— DESCRIPTION OF THE TASK —
Return a copy of every line in the records that includes the word "image".

··· EXERCISE MATERIAL ···

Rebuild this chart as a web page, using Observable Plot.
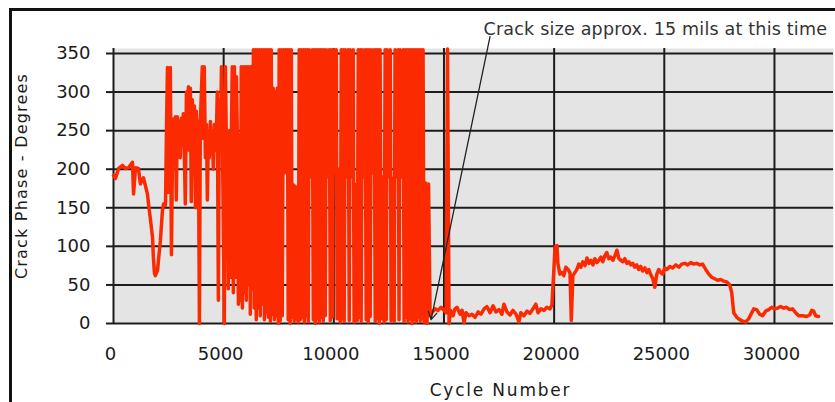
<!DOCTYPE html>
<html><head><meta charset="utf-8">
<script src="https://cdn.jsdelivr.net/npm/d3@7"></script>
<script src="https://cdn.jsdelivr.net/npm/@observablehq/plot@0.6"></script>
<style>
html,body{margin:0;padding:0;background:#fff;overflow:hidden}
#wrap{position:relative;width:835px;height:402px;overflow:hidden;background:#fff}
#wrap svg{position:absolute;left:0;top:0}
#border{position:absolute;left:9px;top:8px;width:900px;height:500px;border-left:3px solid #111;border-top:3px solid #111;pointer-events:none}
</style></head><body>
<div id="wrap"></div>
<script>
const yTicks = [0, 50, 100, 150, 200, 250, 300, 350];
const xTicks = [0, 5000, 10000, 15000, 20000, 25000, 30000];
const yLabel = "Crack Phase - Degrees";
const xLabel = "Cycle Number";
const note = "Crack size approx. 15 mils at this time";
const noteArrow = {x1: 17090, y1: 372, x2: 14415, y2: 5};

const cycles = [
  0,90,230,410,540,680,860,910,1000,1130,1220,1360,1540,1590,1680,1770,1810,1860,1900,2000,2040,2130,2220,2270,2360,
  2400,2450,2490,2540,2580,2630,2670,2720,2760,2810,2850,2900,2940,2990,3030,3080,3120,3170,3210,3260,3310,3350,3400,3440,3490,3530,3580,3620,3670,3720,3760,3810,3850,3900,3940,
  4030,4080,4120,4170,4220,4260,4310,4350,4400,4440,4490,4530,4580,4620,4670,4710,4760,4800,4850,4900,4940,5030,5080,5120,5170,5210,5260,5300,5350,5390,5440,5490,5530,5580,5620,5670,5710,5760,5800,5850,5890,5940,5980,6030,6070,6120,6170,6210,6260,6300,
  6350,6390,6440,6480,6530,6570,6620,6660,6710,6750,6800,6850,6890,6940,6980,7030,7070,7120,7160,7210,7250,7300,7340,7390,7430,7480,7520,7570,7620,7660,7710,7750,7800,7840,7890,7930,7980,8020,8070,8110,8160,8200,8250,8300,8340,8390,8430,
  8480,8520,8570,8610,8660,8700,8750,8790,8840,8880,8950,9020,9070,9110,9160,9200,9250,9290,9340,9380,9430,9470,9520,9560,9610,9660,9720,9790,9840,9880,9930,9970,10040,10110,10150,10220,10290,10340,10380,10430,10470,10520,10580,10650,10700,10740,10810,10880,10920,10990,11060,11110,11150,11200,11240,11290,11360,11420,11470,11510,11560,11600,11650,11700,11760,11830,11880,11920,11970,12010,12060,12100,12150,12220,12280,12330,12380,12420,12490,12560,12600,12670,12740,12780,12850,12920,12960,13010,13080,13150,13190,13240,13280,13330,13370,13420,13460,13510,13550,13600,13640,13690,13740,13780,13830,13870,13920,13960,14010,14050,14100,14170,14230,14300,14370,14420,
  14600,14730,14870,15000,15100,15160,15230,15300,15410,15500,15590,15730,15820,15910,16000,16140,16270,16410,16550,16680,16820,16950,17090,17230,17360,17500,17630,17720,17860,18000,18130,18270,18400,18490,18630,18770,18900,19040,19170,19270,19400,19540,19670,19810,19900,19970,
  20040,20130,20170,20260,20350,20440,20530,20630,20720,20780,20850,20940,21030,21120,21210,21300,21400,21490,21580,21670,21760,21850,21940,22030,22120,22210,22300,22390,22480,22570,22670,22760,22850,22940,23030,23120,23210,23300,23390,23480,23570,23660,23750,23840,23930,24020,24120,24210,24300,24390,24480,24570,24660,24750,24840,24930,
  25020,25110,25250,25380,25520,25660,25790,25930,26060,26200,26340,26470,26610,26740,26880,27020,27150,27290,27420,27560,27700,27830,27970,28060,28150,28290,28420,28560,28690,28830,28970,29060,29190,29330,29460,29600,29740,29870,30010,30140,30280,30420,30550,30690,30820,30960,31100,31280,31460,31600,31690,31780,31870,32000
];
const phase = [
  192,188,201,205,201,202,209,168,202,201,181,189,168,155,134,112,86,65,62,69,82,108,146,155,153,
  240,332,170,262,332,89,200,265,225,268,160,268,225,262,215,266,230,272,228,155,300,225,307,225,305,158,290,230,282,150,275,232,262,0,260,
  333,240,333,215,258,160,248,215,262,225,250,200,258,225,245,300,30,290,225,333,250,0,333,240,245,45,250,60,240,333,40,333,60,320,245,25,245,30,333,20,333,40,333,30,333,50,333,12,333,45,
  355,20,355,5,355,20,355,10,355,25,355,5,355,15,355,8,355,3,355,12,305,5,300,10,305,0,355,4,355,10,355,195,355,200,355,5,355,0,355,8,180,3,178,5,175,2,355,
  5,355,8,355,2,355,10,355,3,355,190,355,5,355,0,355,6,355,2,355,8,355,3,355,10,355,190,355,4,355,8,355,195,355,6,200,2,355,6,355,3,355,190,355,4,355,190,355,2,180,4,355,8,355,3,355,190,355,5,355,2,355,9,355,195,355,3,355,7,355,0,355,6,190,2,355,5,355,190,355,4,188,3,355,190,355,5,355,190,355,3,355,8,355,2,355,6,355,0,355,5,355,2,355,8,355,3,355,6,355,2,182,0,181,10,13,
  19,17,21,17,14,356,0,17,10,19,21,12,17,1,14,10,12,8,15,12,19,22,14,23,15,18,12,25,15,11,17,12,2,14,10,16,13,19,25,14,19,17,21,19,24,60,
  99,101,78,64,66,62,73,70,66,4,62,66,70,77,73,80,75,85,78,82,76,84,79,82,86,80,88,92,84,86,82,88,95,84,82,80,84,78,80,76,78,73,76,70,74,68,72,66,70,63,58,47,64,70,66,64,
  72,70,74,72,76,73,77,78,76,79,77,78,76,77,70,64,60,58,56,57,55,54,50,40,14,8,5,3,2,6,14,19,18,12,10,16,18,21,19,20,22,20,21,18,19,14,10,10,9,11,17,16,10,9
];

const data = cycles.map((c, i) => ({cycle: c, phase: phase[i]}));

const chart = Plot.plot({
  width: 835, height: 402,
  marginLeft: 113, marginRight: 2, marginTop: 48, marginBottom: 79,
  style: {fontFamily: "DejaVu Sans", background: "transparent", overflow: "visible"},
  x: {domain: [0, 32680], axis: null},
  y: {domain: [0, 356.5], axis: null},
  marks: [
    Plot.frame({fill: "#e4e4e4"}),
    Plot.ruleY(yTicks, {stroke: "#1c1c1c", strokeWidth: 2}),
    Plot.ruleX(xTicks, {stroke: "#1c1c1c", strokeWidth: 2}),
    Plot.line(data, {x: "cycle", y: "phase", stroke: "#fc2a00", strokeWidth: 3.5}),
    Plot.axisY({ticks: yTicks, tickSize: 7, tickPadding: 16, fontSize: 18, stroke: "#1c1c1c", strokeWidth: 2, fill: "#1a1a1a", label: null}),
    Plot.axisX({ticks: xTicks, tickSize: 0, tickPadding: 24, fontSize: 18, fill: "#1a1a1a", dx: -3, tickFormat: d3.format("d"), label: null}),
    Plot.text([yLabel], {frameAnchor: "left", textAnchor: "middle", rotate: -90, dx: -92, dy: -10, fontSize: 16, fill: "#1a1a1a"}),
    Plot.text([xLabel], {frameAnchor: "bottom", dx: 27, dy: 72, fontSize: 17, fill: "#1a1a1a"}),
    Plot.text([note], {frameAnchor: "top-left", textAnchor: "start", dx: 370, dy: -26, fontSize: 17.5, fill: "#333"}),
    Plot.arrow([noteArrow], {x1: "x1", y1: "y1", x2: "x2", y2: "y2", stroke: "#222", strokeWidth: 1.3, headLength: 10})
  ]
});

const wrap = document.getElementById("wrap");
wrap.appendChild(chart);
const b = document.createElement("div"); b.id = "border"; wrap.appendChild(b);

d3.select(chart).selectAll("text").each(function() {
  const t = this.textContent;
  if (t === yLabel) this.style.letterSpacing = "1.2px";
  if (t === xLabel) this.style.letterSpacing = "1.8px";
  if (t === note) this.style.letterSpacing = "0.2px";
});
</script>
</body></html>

···
··· EXERCISE MATERIAL ···

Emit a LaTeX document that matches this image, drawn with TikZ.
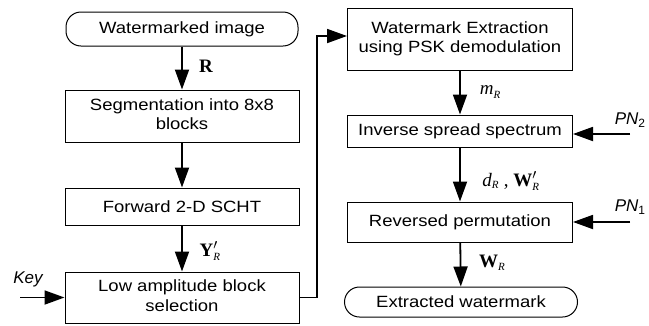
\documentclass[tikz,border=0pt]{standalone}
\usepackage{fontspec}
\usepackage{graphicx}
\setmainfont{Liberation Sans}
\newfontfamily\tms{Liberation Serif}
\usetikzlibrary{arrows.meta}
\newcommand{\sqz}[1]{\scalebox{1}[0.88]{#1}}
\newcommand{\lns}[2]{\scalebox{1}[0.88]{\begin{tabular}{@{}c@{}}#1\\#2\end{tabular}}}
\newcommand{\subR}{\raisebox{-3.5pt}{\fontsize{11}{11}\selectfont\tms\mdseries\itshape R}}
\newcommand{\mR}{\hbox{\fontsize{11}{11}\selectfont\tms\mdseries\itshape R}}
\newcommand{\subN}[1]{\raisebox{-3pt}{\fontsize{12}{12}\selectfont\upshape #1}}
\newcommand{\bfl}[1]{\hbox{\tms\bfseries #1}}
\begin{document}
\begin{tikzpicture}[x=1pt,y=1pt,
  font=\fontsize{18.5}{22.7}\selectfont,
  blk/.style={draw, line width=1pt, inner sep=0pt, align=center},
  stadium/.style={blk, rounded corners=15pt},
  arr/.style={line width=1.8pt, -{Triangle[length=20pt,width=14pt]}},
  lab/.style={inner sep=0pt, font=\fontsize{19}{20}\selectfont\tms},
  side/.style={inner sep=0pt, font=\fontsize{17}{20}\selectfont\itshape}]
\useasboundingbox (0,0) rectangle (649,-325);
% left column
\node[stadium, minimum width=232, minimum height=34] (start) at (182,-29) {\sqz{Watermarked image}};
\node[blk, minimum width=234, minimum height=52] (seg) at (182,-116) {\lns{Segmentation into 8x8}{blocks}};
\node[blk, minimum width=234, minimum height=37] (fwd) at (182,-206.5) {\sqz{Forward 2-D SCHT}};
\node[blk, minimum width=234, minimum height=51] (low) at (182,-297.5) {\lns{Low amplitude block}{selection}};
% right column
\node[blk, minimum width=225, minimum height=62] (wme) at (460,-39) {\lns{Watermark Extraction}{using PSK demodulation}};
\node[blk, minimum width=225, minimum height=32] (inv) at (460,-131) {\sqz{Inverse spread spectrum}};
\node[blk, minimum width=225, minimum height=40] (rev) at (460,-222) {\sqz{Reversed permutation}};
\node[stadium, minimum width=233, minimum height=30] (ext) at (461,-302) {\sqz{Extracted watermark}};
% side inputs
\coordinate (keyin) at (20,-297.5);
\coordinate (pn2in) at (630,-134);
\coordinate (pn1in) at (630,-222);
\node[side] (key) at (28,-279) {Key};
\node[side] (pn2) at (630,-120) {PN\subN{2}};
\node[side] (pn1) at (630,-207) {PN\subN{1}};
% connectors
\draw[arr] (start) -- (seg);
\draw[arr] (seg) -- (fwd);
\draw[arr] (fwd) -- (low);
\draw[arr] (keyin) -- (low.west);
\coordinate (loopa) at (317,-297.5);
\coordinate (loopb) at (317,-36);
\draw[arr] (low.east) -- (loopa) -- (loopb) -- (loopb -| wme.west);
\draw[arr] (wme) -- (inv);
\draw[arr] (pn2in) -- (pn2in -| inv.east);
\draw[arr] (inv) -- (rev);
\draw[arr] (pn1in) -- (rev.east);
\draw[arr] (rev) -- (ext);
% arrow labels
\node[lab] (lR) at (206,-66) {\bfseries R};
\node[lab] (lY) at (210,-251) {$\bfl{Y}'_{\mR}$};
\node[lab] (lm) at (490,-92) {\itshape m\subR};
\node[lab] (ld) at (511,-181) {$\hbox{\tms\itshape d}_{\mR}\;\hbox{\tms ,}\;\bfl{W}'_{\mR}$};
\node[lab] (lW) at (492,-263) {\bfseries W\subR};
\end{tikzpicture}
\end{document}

···
··· EXERCISE MATERIAL ···

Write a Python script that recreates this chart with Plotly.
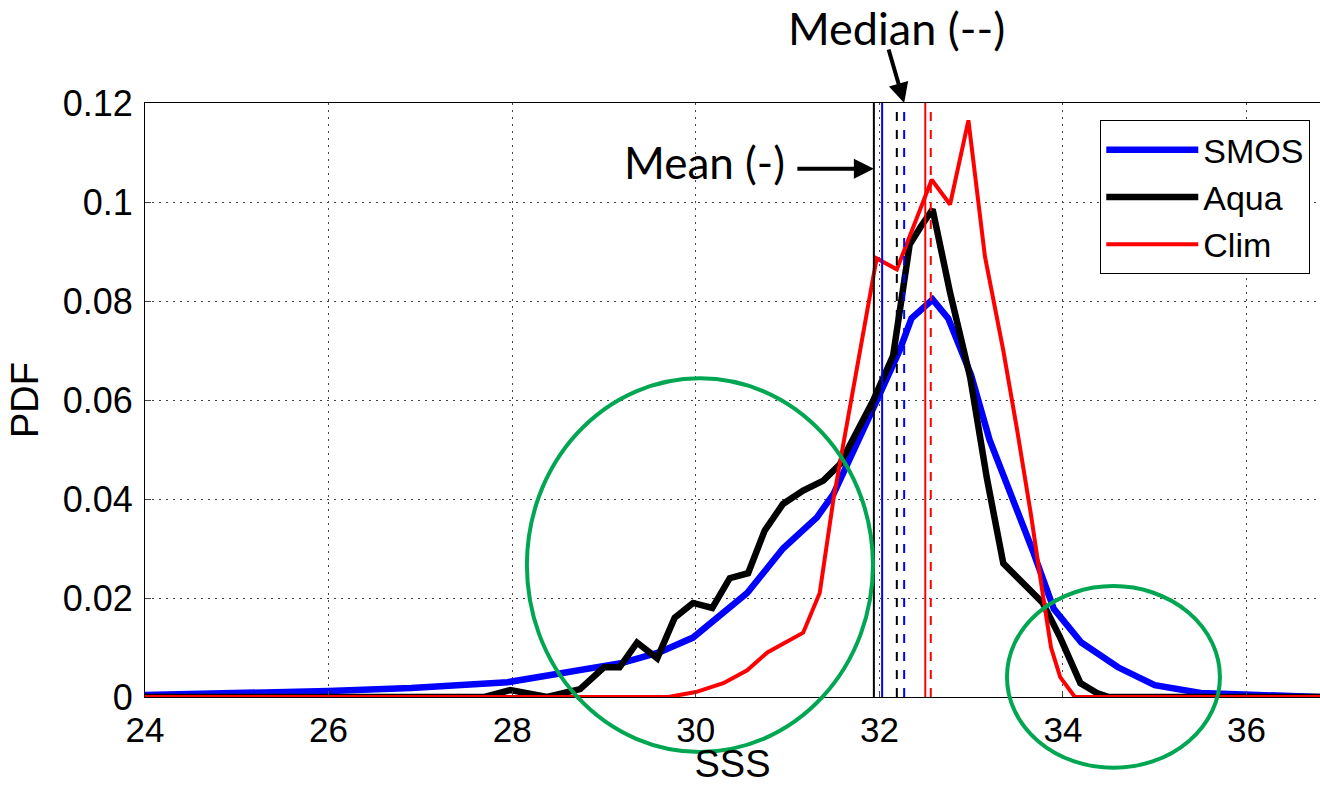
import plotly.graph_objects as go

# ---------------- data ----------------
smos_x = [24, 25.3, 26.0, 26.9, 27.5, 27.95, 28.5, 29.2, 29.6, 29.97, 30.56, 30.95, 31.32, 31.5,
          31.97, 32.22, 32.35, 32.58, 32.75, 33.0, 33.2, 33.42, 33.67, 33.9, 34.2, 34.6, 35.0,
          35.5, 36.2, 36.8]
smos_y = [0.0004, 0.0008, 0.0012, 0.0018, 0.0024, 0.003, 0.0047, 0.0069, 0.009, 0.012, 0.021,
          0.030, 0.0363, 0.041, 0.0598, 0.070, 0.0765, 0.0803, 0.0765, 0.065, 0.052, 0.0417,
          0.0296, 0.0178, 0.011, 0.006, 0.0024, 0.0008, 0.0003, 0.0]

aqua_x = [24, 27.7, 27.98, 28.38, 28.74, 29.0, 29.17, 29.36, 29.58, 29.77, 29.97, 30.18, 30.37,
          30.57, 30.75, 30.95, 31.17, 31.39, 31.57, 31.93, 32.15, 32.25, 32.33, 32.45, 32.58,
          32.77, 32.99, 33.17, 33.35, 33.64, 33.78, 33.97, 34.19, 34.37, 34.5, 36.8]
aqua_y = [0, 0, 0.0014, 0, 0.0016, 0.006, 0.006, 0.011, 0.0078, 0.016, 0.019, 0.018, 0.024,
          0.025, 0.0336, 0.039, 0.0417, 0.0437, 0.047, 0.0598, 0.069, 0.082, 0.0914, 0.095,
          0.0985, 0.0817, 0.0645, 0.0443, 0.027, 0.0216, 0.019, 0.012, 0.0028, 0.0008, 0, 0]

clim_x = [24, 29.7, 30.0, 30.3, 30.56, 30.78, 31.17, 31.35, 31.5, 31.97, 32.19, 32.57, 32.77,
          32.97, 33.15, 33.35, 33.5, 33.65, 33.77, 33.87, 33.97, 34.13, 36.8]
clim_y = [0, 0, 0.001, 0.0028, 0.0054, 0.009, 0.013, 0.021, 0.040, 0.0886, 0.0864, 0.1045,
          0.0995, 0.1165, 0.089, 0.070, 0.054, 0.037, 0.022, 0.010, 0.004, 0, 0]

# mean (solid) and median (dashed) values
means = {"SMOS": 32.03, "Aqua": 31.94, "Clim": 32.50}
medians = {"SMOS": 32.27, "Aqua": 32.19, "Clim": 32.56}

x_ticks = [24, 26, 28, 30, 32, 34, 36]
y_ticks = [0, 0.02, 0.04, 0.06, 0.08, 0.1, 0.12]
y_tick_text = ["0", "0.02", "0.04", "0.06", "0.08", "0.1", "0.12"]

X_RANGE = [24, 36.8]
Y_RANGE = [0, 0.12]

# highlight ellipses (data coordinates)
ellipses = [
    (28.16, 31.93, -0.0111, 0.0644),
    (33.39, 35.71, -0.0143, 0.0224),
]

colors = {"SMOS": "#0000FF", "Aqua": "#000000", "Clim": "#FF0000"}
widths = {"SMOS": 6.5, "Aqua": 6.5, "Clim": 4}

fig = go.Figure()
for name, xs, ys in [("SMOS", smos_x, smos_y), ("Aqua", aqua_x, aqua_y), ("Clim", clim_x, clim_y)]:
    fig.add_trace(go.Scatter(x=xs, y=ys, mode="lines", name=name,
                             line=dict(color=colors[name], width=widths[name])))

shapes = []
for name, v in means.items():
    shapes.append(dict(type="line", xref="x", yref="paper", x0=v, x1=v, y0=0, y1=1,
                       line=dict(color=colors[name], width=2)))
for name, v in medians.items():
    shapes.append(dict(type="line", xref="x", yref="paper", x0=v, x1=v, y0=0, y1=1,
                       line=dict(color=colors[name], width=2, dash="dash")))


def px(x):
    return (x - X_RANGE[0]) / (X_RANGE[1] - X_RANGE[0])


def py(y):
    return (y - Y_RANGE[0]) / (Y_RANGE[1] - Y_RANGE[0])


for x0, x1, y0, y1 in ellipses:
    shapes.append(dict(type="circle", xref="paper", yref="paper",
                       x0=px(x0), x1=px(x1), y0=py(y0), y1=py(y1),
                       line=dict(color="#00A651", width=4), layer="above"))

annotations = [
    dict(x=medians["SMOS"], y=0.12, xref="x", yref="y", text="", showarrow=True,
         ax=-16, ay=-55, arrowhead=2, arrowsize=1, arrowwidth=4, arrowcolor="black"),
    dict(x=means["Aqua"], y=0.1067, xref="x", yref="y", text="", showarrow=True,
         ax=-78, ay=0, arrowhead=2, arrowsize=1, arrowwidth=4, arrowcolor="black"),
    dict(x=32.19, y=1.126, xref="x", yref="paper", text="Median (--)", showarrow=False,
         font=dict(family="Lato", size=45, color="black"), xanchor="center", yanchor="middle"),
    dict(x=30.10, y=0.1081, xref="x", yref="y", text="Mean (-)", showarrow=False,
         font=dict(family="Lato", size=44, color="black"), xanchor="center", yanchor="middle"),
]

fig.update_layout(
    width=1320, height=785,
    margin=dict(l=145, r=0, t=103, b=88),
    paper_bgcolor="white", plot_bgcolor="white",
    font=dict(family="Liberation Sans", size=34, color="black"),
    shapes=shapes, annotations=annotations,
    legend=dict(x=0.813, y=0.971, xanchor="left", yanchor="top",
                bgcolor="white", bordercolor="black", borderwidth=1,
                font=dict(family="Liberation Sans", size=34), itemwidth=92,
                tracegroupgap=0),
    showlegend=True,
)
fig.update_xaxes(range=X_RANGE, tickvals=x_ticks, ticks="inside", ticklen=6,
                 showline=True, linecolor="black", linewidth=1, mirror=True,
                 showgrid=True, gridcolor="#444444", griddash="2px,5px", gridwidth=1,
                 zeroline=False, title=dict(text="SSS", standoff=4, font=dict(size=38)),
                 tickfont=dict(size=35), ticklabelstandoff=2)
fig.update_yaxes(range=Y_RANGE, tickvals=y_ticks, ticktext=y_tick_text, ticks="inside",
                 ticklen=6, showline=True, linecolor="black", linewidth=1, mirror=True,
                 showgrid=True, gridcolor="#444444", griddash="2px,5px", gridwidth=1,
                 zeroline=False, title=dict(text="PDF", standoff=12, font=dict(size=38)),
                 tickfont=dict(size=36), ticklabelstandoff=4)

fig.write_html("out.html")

···

— EXERCISE SOLUTION —
Emit a LaTeX document that matches this image, drawn with TikZ.
\node[stadium, minimum width=232, minimum height=34] (start) at (182,-29) {\sqz{Watermarked image}};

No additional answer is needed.